E così l’Italia ha trovato la sua Margaret Thatcher. L’ha trovata in una destra che non nasce su una cultura liberista. Ma non ci si faccia ingannare. Il passato fascista accadeva quando l’Italia si stava industrializzando; il corporativismo era opportunisticamente un correttore del liberalismo economico in un paese che stava edificando il capitalismo nazionale e aveva bisogno di pace sociale, a tutti i costi.

Opportunismo è il termine chiave. Ci dice che la destra sociale o stato-centrica è figlia prima di tutto della contingenza. Se negli anni Trenta serviva lo stato dirigista oggi serve uno stato latitante e lassista. L’obiettivo è lo stesso: fare prima di tutto gli interessi di chi «crea ricchezza». Oggi, questo vangelo viene espresso con una politica fiscale che, ha ben spiegato Alessandro Penati su questo giornale, significa «meno tasse per tutti, per crescere di più».

Questa la massima thatcheriana del trickle-down: abbassare le tasse ai benestanti avrebbe un effetto di grande prosperità per tutti, in quanto quella parte di profitto che dovrebbe andare allo stato va sul mercato. Il pubblico, secondo questa filosofia primitiva, sarebbe come l’orco vorace delle favole, che si sconfigge affamandolo. La società farà da sola quello che uno stato esangue non fa (non deve fare) più.

La sofferenza

In questo dimagrimento, a soffrire sono quelle parti di società che non partono bene, ovvero che vivono in un ambiente deprimente o, come dicono per un malcelato pudore i nostri ministri, che non sanno produrre ricchezza.

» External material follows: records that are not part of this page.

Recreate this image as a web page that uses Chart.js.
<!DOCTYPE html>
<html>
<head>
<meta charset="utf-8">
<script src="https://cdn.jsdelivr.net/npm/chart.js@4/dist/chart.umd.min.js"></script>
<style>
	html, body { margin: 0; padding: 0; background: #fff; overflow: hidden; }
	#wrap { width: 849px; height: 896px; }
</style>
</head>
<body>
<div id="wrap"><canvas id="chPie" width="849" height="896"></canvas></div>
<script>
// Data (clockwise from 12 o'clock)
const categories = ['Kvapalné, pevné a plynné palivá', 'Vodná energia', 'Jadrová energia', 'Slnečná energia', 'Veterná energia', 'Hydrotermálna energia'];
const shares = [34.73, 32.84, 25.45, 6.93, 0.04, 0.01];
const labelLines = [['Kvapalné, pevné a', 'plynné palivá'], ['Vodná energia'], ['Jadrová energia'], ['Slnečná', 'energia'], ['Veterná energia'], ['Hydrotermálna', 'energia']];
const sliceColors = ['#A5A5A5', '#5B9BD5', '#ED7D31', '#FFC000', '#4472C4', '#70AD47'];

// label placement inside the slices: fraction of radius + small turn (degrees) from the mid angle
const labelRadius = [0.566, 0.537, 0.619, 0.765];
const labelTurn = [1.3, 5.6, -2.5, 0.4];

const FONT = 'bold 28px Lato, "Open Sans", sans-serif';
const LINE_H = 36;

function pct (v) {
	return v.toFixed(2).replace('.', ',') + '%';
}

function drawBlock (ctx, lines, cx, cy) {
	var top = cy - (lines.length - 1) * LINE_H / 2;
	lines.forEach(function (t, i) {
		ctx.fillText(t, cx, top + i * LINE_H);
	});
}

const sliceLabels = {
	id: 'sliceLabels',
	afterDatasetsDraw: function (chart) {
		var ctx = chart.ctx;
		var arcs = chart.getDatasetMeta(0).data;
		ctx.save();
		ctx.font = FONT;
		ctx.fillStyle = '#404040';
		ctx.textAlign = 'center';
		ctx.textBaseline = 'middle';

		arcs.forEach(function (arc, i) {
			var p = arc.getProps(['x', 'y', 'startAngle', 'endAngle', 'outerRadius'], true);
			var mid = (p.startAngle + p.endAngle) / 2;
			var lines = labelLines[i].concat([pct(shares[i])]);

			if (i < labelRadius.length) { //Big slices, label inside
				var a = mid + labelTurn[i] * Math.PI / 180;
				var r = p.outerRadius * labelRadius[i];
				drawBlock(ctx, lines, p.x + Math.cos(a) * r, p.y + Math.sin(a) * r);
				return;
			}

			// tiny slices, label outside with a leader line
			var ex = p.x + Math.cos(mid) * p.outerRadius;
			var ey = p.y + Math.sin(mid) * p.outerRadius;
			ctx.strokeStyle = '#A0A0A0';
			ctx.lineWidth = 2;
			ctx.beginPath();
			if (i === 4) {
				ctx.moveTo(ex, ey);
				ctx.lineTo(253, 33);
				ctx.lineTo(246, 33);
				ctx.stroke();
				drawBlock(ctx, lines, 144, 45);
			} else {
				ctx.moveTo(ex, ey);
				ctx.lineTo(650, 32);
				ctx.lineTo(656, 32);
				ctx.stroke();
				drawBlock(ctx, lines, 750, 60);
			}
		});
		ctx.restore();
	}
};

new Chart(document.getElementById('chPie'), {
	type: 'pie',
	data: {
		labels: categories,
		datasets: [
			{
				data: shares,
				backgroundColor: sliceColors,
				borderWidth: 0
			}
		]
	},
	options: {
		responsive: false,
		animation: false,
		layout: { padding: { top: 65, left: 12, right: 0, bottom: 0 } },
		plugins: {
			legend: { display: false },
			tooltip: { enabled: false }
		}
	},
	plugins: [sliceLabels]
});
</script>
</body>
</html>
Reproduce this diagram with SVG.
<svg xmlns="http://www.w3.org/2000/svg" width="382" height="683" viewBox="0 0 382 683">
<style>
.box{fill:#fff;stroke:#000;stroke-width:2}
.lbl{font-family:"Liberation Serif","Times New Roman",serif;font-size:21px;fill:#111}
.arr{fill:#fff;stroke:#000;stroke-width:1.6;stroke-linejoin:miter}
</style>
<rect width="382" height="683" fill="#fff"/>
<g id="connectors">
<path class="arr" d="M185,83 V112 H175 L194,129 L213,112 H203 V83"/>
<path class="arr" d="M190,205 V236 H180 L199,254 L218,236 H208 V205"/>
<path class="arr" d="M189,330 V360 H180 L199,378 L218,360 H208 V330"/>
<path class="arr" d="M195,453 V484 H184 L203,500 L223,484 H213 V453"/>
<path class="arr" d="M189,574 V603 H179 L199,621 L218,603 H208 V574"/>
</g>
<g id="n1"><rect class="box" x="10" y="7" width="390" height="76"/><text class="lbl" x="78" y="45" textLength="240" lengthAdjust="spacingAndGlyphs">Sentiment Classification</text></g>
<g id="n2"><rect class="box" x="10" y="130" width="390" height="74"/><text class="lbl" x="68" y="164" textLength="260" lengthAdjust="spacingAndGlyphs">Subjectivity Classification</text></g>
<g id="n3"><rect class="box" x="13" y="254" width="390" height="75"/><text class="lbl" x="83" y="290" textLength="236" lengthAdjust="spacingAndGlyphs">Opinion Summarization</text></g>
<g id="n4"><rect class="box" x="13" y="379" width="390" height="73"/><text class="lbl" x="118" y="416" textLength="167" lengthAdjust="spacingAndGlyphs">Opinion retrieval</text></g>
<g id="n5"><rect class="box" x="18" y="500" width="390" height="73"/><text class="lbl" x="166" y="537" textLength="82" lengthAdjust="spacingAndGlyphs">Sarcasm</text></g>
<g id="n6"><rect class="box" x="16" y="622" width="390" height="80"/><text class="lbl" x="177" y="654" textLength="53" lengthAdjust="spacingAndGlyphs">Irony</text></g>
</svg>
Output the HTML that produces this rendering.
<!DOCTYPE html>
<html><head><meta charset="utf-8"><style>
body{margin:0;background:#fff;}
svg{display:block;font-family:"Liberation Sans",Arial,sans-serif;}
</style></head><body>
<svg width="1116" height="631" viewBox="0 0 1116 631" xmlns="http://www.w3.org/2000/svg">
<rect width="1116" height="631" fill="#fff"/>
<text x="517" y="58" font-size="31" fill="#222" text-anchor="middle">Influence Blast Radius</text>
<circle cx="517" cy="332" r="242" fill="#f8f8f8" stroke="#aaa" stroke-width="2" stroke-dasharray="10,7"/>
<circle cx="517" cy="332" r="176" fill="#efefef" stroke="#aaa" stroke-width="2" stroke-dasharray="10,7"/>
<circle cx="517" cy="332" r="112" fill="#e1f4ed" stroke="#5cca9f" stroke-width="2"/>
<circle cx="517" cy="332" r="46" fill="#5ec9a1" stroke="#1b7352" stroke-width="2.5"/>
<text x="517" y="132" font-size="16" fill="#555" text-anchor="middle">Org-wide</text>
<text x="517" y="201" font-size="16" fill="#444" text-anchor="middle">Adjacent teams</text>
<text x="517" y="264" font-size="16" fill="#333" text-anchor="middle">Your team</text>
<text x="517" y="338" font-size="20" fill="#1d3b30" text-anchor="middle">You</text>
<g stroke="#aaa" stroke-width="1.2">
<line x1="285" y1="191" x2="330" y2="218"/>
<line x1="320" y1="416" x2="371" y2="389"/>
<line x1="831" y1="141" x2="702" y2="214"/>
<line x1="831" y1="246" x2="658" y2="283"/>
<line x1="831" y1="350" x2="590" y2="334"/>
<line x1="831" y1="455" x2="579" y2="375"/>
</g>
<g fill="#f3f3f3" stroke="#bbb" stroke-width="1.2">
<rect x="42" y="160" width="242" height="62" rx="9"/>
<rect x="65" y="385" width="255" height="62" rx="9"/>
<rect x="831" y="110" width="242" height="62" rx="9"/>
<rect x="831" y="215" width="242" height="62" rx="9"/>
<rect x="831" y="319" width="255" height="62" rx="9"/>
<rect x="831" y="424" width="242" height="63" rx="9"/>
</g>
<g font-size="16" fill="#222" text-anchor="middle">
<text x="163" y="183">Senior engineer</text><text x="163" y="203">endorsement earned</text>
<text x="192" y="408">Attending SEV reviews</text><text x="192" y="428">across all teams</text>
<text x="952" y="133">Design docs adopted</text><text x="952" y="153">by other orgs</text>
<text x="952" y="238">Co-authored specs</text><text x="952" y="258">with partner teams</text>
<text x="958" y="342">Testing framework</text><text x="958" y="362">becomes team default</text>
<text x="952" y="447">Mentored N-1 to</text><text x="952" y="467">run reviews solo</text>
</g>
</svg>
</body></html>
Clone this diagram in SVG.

Senza i lacci e lacciuoli delle tasse e delle regole (per esempio sugli appalti e i subappalti) anche chi sta peggio potrebbe essere per necessità indotto a darsi da fare.

Le parti che soffrono in Italia sono le solite: le classi sociali non protette (e non ben rappresentate in parlamento) e le parti disagiate del paese, senza un tessuto socio-economico solido, sano e dinamico (il sud, prima di tutto quello geografico).

È da decenni che queste debolezze sono trattate come una “palla al piede”, per rubare a Antonio Gramsci l’espressione che usava per parlare di come i governi liberali dell’Italia unita avevano trattato il meridione. Come un tempo si diceva della condizione delle donne così si può dire della condizione del nostro sud: sono lo specchio dell’intera società. Se si vuol capire quale il sia senso di giustizia di una società si guardino prima di tutto le politiche adottare per le parti più svantaggiate.

Lo specchio dell’Italia di oggi, frutto di decenni di politiche liberiste che questo governo rappresenta al meglio, è in quelle aree, a volte bellissime, socialmente abbandonate. E la proposta leghista di autonomia differenziata giungerebbe come la mazzata finale: tenere le regioni sotto il tallone nefasto di un establishment che accaparra le risorse e le distribuisce per restare in sella. L’autonomia differenziata è il trickle-down istituzionale. Ne ripete la logica. Con uno stato lassista e connivente.

L’esito, scrive Gianluca Passarelli su questo giornale, sarebbe fatale: «Migrazione a senso unico, desertificazione sociale, prosciugamento dei servizi essenziali, destrutturazione demografica e abbandono degli avamposti pubblici». Buttato ai roghi il piano ambizioso del Pnnr, gli strumenti finanziari e umani di questo governo per il meridione sono volti a creare una rapace classe socio-politica.

Gramsci parlerebbe di cadornismo: sacrificare la realtà ad un piano presentato con ipotesti logiche e razionali che non esita a dar torto alla realtà se questa lo falsifica, a costo di imporre sacrifici inutili a chi lo subisce.